I suddenly recalled sombrely running over a chicken that was crossing the street in the town of Mitchelstown on my way to Dublin a long time ago, I rolled straight over him, leaving him like a red and white pancake on the road. It was one early morning.

He’d done nothing wrong, all he was doing was trying to get to the other side of the road like every chicken that’s escaped from a farmyard from time immemorial, even when there were no roads. That’s what chickens do, they cross the road. Like a dog that buries a bone in the garden, it’s genetic. Every free chicken worthy of his chicken feed that has wandered from a farm or somebody’s kitchen has to cross the road once in his lifetime. They know it’s dangerous. But it’s like going to Mecca. He’s not a fully-fledged fowl of the Inter-Chickens’ Association if he doesn’t. If he wants his just reward in that great big henhouse in the sky he’s obliged to do it.

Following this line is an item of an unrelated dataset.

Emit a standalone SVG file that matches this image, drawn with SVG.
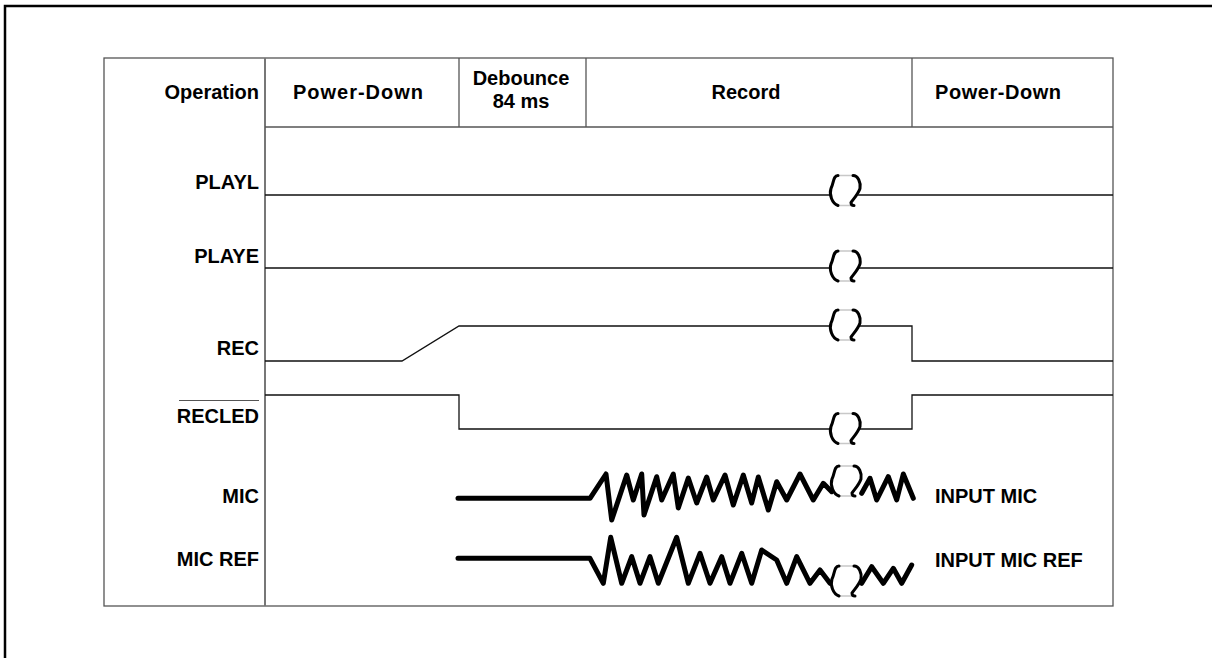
<svg xmlns="http://www.w3.org/2000/svg" xmlns:xlink="http://www.w3.org/1999/xlink" width="1212" height="658" viewBox="0 0 1212 658">
<style>
text{font-family:"Liberation Sans",Arial,sans-serif;font-weight:bold;font-size:20px;fill:#000}
.r{text-anchor:end}.m{text-anchor:middle}
.grid{stroke:#555;stroke-width:1.3;fill:none}
.sig{stroke:#111;stroke-width:1.3;fill:none}
.wave{stroke:#000;stroke-width:5;fill:none;stroke-linejoin:round;stroke-linecap:round}
</style>
<defs>
<g id="brk">
<path d="M-8,-14 L-12,-6 L-13,6 L-8,14 L8,14 L13,6 L14,-6 L8,-14 Z" fill="#fff" stroke="none"/>
<path d="M-7,-15 H8 M-7,15 H8" stroke="#c8c8c8" stroke-width="1.5"/>
<path d="M-7,-15 C-12,-15 -11,-8 -14,-2 C-16,4 -13,13 -7,15" stroke="#000" stroke-width="3" fill="none" stroke-linecap="round"/>
<path d="M8,-15 C13,-15 16,-8 15,-2 C13,4 8,9 6,12 C6,14 7,15 9,15" stroke="#000" stroke-width="3" fill="none" stroke-linecap="round"/>
</g>
</defs>
<rect width="1212" height="658" fill="#fff"/>
<g id="frame"><path d="M5,658 V6 H1212" stroke="#000" stroke-width="2.5" fill="none"/></g>
<g id="table">
<rect x="104" y="58" width="1009" height="548" class="grid"/>
<line x1="265" y1="58" x2="265" y2="606" stroke="#777" stroke-width="2"/>
<line x1="265" y1="127" x2="1113" y2="127" class="grid"/>
<line x1="459" y1="58" x2="459" y2="127" class="grid"/>
<line x1="586" y1="58" x2="586" y2="127" class="grid"/>
<line x1="912" y1="58" x2="912" y2="127" class="grid"/>
</g>
<g id="header">
<text x="259" y="99" class="r">Operation</text>
<text x="358" y="99" class="m" textLength="130" lengthAdjust="spacing">Power-Down</text>
<text x="521" y="85" class="m">Debounce</text>
<text x="521" y="108" class="m">84 ms</text>
<text x="746" y="99" class="m">Record</text>
<text x="998" y="99" class="m" textLength="126" lengthAdjust="spacing">Power-Down</text>
</g>
<g id="labels">
<text x="259" y="189" class="r">PLAYL</text>
<text x="259" y="263" class="r">PLAYE</text>
<text x="259" y="355" class="r">REC</text>
<text x="259" y="423" class="r">RECLED</text>
<line x1="179" y1="400.5" x2="259" y2="400.5" stroke="#555" stroke-width="1.2"/>
<text x="259" y="503" class="r">MIC</text>
<text x="259" y="566" class="r">MIC REF</text>
<text x="935" y="503">INPUT MIC</text>
<text x="935" y="567">INPUT MIC REF</text>
</g>
<g id="connectors">
<path class="sig" d="M265,195 H832 M858,195 H1113"/>
<path class="sig" d="M265,268 H832 M858,268 H1113"/>
<path class="sig" d="M265,361 H402 L459,326 H832 M858,326 H912 V361 H1113"/>
<path class="sig" d="M265,395 H459 V429 H832 M858,429 H912 V395 H1113"/>
<use xlink:href="#brk" x="845" y="190.5"/>
<use xlink:href="#brk" x="845" y="266"/>
<use xlink:href="#brk" x="845" y="325"/>
<use xlink:href="#brk" x="845" y="428.5"/>
<path class="wave" d="M458,498.3 H590 L606,474 L611.7,520 L626.7,475 L633.3,500 L641.7,474 L644,515 L656.7,476.7 L661.7,500 L673.3,474 L678.3,508 L688.3,478 L696.7,503 L706.7,477 L713.3,500 L725,475 L733.3,505 L743.3,475 L751.7,503 L758.3,477 L768.3,510 L776.7,481.7 L786.7,500 L800,474 L813.3,500 L823.3,483.3 L831.7,491.7"/>
<path class="wave" d="M861.7,493.3 L870,478.3 L876.7,500 L888.3,476.7 L896.7,500 L903.3,474 L913.3,498.3"/>
<use xlink:href="#brk" x="846" y="481"/>
<path class="wave" d="M458,558.3 H590 L603.3,583.3 L610.7,537.3 L621.7,583.3 L631.7,556.7 L640,583.3 L650,556.7 L658.3,583.3 L676.7,537.3 L688.3,583.3 L700,553.3 L710,583.3 L721.7,556.7 L730,583.3 L741.7,553.3 L751.7,583.3 L761.7,550 L776.7,560 L786.7,583.3 L796.7,556.7 L810,583.3 L820,570 L830,583.3"/>
<path class="wave" d="M861.7,583.3 L871.7,566.7 L883.3,583.3 L893.3,568.3 L901.7,583.3 L911.7,565"/>
<use xlink:href="#brk" x="846" y="581"/>
</g>
</svg>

I prayed subconscioulsy it hadn’t been his first time. And then it struck me that this particular chicken must have had it all worked out. Chickens don’t move fast and daytime traffic is perilous because they’ve got to keep looking two ways. Then there’s the noise which is terribly disorientating. He knew at that hour of the morning there wouldn’t be a car in sight. He was also white and he probably figured out that in the unlikely event of a car coming he would be more easily seen in the dark. Yes, that’s pretty straightforward thinking. All the odds were stacked in his favour, black night, white chicken, no traffic, still silence, no people. But something must have gone wrong, perhaps he had taken the crossing for granted.  I suddenly saw him. I bore down on him. He was looking in the opposite direction. I slammed on my brakes, I flashed my headlamps and the concomitant blast of the horn made him almost jump out of his feathers. I wished he had. He turned and stared. A pair of terrified eyes embodied his psyche. Too late, it was his last stare. Before I knew it he was under my wheel. As i felt the thump I choked. The unfortunte fowl had been looking the wrong way at the wrong time.

A weird sense of pathos came over me and for a while I was driving on automatic pilot just thinking about the poor fowl. But I soon came to my senses and I shuddered when it struck me that there just might be another chicken trying to cross the road ahead of me. I realised I had been doing a ton. I slowed down to 80, then 70, then 60 and 50. I already had enough on my conscience.

Not all chickens are fundamentalists

I used to eat chicken, I loved it, but to this day just hearing the word sends a shiver down my spine and almost makes me feel sick. When one of my fellow-diners asks for chicken in a restaurant, I secretly wish there were a pandemic which would get rid of the blighters once and for all and forever. And I’m sick of hearing the answer chicken on a plane when you ask them what it is?

-It’s chicken today sir (it’s chicken every f-cking day)

-Have you got Vegetarian? Fish?

-Yes, but we’ve run out of fish, I’m afraid

Then they tell me you’ve to fill out an online form upon booking if you want vegetarian.

Politely, I tell them to stick it.

-Any nuts? And could I have another bottle of wine while you’re there?

-White or red, Sir?

-I can’t make up my mind, just give me one of each. And another packet of nuts as you’re at it. If I don’t get something to eat quick I’ll die of hunger up here amidst the fluff (bloody trolly dollies, always make my flight a misery… Aah, but i suppose it’s not  their fault).